>> Start Provided material
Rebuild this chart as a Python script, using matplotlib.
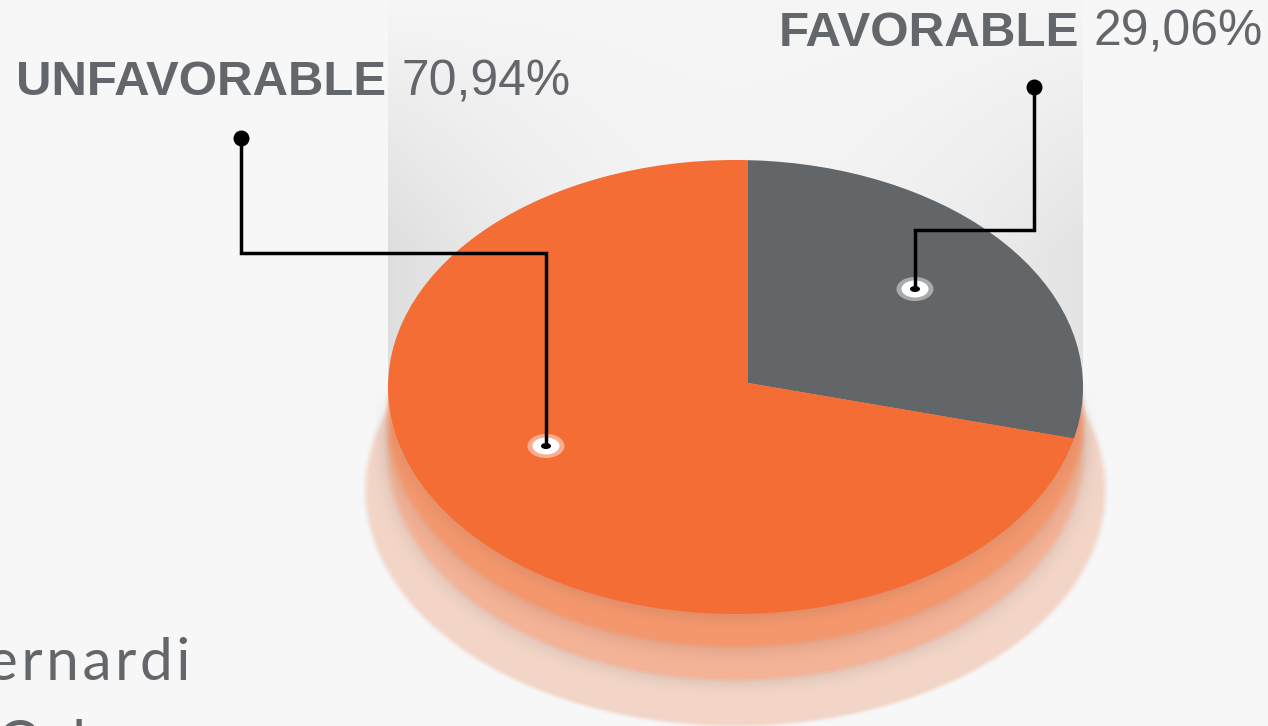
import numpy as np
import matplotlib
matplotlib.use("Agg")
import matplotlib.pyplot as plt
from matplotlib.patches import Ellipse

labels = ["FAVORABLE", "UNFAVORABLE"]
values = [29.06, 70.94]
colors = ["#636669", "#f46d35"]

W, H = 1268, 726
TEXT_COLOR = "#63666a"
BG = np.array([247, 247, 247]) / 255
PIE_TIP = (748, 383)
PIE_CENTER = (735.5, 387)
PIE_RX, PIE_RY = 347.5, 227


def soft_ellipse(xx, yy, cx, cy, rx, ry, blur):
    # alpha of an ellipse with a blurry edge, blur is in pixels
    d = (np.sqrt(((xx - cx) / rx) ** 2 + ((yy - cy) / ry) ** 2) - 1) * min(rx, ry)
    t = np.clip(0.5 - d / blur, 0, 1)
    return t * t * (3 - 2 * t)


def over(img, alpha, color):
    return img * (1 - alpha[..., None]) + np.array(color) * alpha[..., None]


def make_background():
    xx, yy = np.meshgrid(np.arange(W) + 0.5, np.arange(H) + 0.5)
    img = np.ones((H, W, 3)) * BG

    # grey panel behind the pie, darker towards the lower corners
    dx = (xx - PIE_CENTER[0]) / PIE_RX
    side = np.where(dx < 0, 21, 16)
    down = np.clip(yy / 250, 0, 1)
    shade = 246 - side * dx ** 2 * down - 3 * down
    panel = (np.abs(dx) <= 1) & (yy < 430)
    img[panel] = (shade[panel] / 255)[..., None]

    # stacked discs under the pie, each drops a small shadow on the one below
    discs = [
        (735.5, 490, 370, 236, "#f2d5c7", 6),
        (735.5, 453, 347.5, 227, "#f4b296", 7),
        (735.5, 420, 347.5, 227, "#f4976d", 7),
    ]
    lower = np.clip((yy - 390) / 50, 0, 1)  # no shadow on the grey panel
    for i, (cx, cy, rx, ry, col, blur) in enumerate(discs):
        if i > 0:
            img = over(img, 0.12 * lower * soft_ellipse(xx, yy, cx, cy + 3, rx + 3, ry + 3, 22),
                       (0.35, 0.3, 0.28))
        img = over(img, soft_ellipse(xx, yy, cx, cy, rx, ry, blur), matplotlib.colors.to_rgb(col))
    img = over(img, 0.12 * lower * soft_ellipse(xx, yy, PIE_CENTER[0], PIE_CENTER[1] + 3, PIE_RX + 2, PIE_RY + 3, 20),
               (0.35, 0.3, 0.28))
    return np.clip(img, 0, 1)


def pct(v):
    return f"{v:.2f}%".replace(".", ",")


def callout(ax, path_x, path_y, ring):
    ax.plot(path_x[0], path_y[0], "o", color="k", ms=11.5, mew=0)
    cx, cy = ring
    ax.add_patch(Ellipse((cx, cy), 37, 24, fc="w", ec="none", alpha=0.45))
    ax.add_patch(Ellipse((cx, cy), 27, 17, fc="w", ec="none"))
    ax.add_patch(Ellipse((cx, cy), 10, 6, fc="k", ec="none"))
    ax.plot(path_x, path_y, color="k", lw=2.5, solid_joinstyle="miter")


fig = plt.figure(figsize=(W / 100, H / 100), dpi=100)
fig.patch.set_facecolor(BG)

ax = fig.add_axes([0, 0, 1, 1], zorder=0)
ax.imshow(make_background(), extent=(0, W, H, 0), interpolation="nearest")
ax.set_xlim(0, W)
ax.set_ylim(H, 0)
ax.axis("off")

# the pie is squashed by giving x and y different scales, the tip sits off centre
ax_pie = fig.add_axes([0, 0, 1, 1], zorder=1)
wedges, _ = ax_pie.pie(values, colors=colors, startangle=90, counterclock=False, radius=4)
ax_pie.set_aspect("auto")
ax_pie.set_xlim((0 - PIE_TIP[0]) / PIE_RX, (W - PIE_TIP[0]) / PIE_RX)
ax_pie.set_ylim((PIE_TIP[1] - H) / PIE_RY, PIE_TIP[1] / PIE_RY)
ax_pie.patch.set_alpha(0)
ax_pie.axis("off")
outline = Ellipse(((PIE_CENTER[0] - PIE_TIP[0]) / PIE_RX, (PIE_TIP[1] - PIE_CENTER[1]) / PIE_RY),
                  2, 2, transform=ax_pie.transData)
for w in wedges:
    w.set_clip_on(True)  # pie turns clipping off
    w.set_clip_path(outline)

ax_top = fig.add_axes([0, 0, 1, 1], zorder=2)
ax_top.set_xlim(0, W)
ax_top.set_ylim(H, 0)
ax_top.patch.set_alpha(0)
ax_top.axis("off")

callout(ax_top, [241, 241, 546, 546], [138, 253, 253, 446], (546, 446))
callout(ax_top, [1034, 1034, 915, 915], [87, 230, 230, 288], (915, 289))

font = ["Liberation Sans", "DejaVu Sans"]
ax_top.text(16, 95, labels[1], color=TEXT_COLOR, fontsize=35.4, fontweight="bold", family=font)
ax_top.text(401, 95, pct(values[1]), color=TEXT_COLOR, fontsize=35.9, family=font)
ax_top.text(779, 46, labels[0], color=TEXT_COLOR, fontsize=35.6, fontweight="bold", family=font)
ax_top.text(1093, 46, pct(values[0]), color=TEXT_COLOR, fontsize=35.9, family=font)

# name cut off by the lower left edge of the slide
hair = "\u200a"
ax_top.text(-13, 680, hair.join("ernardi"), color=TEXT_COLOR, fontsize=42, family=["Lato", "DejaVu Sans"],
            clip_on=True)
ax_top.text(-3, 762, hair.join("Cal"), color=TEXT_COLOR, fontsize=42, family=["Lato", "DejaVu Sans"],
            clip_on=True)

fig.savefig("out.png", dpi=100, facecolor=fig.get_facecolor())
>> End Provided material
Copy the material shown above in full and exactly. Skip the pictures.

Rebuild this chart as a Python script, using matplotlib.
import numpy as np
import matplotlib
matplotlib.use("Agg")
import matplotlib.pyplot as plt
from matplotlib.patches import Ellipse

labels = ["FAVORABLE", "UNFAVORABLE"]
values = [29.06, 70.94]
colors = ["#636669", "#f46d35"]

W, H = 1268, 726
TEXT_COLOR = "#63666a"
BG = np.array([247, 247, 247]) / 255
PIE_TIP = (748, 383)
PIE_CENTER = (735.5, 387)
PIE_RX, PIE_RY = 347.5, 227


def soft_ellipse(xx, yy, cx, cy, rx, ry, blur):
    # alpha of an ellipse with a blurry edge, blur is in pixels
    d = (np.sqrt(((xx - cx) / rx) ** 2 + ((yy - cy) / ry) ** 2) - 1) * min(rx, ry)
    t = np.clip(0.5 - d / blur, 0, 1)
    return t * t * (3 - 2 * t)


def over(img, alpha, color):
    return img * (1 - alpha[..., None]) + np.array(color) * alpha[..., None]


def make_background():
    xx, yy = np.meshgrid(np.arange(W) + 0.5, np.arange(H) + 0.5)
    img = np.ones((H, W, 3)) * BG

    # grey panel behind the pie, darker towards the lower corners
    dx = (xx - PIE_CENTER[0]) / PIE_RX
    side = np.where(dx < 0, 21, 16)
    down = np.clip(yy / 250, 0, 1)
    shade = 246 - side * dx ** 2 * down - 3 * down
    panel = (np.abs(dx) <= 1) & (yy < 430)
    img[panel] = (shade[panel] / 255)[..., None]

    # stacked discs under the pie, each drops a small shadow on the one below
    discs = [
        (735.5, 490, 370, 236, "#f2d5c7", 6),
        (735.5, 453, 347.5, 227, "#f4b296", 7),
        (735.5, 420, 347.5, 227, "#f4976d", 7),
    ]
    lower = np.clip((yy - 390) / 50, 0, 1)  # no shadow on the grey panel
    for i, (cx, cy, rx, ry, col, blur) in enumerate(discs):
        if i > 0:
            img = over(img, 0.12 * lower * soft_ellipse(xx, yy, cx, cy + 3, rx + 3, ry + 3, 22),
                       (0.35, 0.3, 0.28))
        img = over(img, soft_ellipse(xx, yy, cx, cy, rx, ry, blur), matplotlib.colors.to_rgb(col))
    img = over(img, 0.12 * lower * soft_ellipse(xx, yy, PIE_CENTER[0], PIE_CENTER[1] + 3, PIE_RX + 2, PIE_RY + 3, 20),
               (0.35, 0.3, 0.28))
    return np.clip(img, 0, 1)


def pct(v):
    return f"{v:.2f}%".replace(".", ",")


def callout(ax, path_x, path_y, ring):
    ax.plot(path_x[0], path_y[0], "o", color="k", ms=11.5, mew=0)
    cx, cy = ring
    ax.add_patch(Ellipse((cx, cy), 37, 24, fc="w", ec="none", alpha=0.45))
    ax.add_patch(Ellipse((cx, cy), 27, 17, fc="w", ec="none"))
    ax.add_patch(Ellipse((cx, cy), 10, 6, fc="k", ec="none"))
    ax.plot(path_x, path_y, color="k", lw=2.5, solid_joinstyle="miter")


fig = plt.figure(figsize=(W / 100, H / 100), dpi=100)
fig.patch.set_facecolor(BG)

ax = fig.add_axes([0, 0, 1, 1], zorder=0)
ax.imshow(make_background(), extent=(0, W, H, 0), interpolation="nearest")
ax.set_xlim(0, W)
ax.set_ylim(H, 0)
ax.axis("off")

# the pie is squashed by giving x and y different scales, the tip sits off centre
ax_pie = fig.add_axes([0, 0, 1, 1], zorder=1)
wedges, _ = ax_pie.pie(values, colors=colors, startangle=90, counterclock=False, radius=4)
ax_pie.set_aspect("auto")
ax_pie.set_xlim((0 - PIE_TIP[0]) / PIE_RX, (W - PIE_TIP[0]) / PIE_RX)
ax_pie.set_ylim((PIE_TIP[1] - H) / PIE_RY, PIE_TIP[1] / PIE_RY)
ax_pie.patch.set_alpha(0)
ax_pie.axis("off")
outline = Ellipse(((PIE_CENTER[0] - PIE_TIP[0]) / PIE_RX, (PIE_TIP[1] - PIE_CENTER[1]) / PIE_RY),
                  2, 2, transform=ax_pie.transData)
for w in wedges:
    w.set_clip_on(True)  # pie turns clipping off
    w.set_clip_path(outline)

ax_top = fig.add_axes([0, 0, 1, 1], zorder=2)
ax_top.set_xlim(0, W)
ax_top.set_ylim(H, 0)
ax_top.patch.set_alpha(0)
ax_top.axis("off")

callout(ax_top, [241, 241, 546, 546], [138, 253, 253, 446], (546, 446))
callout(ax_top, [1034, 1034, 915, 915], [87, 230, 230, 288], (915, 289))

font = ["Liberation Sans", "DejaVu Sans"]
ax_top.text(16, 95, labels[1], color=TEXT_COLOR, fontsize=35.4, fontweight="bold", family=font)
ax_top.text(401, 95, pct(values[1]), color=TEXT_COLOR, fontsize=35.9, family=font)
ax_top.text(779, 46, labels[0], color=TEXT_COLOR, fontsize=35.6, fontweight="bold", family=font)
ax_top.text(1093, 46, pct(values[0]), color=TEXT_COLOR, fontsize=35.9, family=font)

# name cut off by the lower left edge of the slide
hair = "\u200a"
ax_top.text(-13, 680, hair.join("ernardi"), color=TEXT_COLOR, fontsize=42, family=["Lato", "DejaVu Sans"],
            clip_on=True)
ax_top.text(-3, 762, hair.join("Cal"), color=TEXT_COLOR, fontsize=42, family=["Lato", "DejaVu Sans"],
            clip_on=True)

fig.savefig("out.png", dpi=100, facecolor=fig.get_facecolor())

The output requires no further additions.